▶ Job
Without the pictures, output the lines of the material from the very first through the one that holds "import plotly.graph_objects as go".

▶ Source code of charts

________________

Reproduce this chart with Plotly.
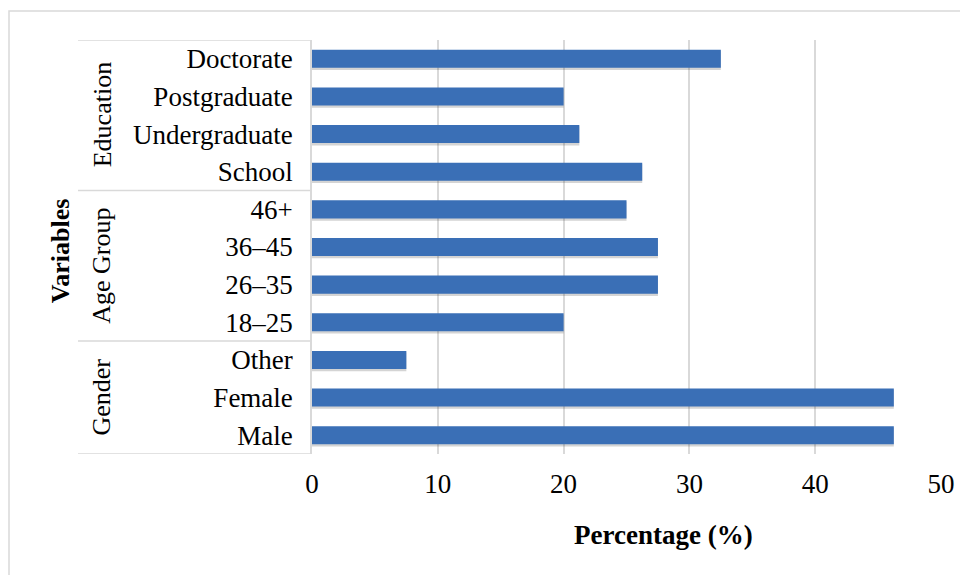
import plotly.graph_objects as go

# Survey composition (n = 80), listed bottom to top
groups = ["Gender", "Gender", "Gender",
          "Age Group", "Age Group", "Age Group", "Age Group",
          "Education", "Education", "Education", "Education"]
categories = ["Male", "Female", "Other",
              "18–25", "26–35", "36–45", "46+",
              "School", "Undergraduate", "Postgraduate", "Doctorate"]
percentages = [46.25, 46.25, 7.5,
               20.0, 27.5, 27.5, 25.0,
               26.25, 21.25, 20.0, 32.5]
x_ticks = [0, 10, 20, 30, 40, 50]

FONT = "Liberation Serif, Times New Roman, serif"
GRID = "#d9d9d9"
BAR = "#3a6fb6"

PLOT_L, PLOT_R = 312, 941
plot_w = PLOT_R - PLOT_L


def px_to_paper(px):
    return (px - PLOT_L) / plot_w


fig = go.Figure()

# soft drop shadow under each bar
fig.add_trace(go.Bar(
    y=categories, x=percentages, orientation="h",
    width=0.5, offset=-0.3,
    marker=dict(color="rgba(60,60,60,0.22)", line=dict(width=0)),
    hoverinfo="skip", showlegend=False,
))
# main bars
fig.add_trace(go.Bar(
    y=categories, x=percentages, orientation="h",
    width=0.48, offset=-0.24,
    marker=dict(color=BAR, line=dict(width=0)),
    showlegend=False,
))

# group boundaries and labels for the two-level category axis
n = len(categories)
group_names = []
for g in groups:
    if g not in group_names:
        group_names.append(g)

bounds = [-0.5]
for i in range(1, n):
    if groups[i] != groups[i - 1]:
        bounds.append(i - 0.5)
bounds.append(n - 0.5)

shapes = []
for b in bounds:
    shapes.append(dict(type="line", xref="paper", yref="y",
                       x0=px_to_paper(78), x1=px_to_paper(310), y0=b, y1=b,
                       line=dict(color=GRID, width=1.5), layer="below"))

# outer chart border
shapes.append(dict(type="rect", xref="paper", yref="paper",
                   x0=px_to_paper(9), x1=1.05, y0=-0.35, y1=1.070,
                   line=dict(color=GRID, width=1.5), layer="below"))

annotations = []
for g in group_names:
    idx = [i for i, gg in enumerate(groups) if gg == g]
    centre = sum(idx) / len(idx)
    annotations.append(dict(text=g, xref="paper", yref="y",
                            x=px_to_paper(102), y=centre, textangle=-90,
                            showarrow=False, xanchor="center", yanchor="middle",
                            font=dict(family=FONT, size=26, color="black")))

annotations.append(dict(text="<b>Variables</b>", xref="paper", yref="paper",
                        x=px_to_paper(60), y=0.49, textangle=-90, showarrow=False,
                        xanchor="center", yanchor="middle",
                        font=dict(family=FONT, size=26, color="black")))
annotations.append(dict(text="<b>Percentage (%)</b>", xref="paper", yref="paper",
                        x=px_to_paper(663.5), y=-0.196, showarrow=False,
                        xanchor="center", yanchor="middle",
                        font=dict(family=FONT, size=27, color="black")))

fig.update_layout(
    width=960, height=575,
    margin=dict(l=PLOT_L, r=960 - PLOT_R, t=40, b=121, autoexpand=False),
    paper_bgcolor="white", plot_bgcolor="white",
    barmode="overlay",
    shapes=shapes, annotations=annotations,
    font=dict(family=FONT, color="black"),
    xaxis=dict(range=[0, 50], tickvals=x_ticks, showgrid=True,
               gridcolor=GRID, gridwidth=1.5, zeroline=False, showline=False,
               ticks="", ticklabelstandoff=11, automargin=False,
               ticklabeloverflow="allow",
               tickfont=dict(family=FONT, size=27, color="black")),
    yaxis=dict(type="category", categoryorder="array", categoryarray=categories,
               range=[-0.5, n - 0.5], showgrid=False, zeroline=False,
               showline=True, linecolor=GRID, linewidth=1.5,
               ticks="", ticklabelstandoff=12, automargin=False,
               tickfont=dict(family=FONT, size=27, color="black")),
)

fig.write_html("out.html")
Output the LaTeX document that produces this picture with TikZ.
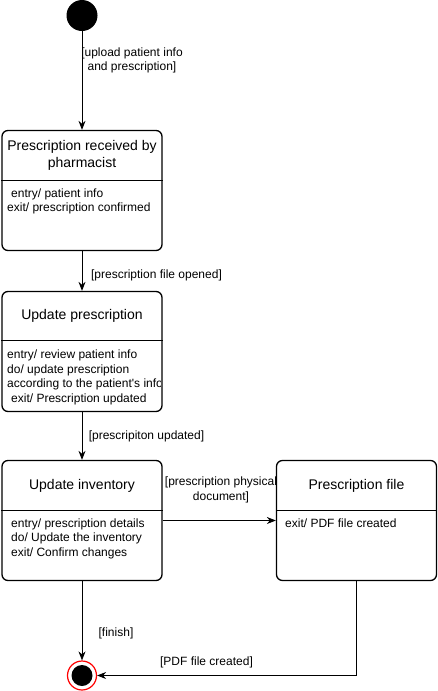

________________

▶ Response below
Reproduce this chart with Plotly.
import plotly.graph_objects as go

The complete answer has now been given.